Delivering the Opening of Parliament Address on Thursday, Ramaphosa said the establishment of a state-owned SOE holding company will give South Africa greater capacity to build a sovereign wealth fund.

"This has been done successfully by other countries whose sovereign wealth funds have built up capital from the high performance of the state owned enterprises rather than from the fiscus.

"To tackle crime and corruption we must have capable, sophisticated and independent law enforcement agencies that can fight complex and organised crime," Ramaphosa said.

The president said the Medium-Term Development Plan will set out a well-defined vision and strategic plan that outlines clear goals and includes specific, measurable objectives and a roadmap for achieving them.
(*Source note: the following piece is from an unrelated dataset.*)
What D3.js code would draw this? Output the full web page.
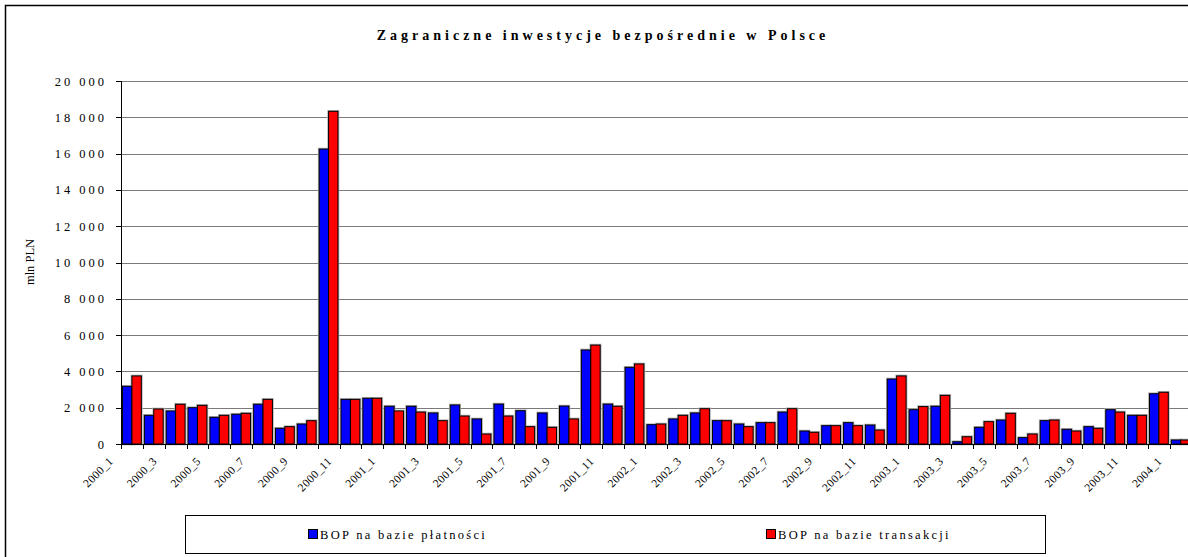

“These goals will be properly aligned with the Budget, which will support the implementation of these objectives. In all this work, the National Development Plan Vision 2030 remains the defining blueprint for our country’s growth and development,” he said.

Earlier this year, a Treasury report on SOEs, for the third quarter of last year, revealed the poor financial state of Transnet, Eskom and the South African Post Office.

The report further noted that Transnet had recorded a decline in freight rail, owing to theft, vandalism and operational inefficiencies.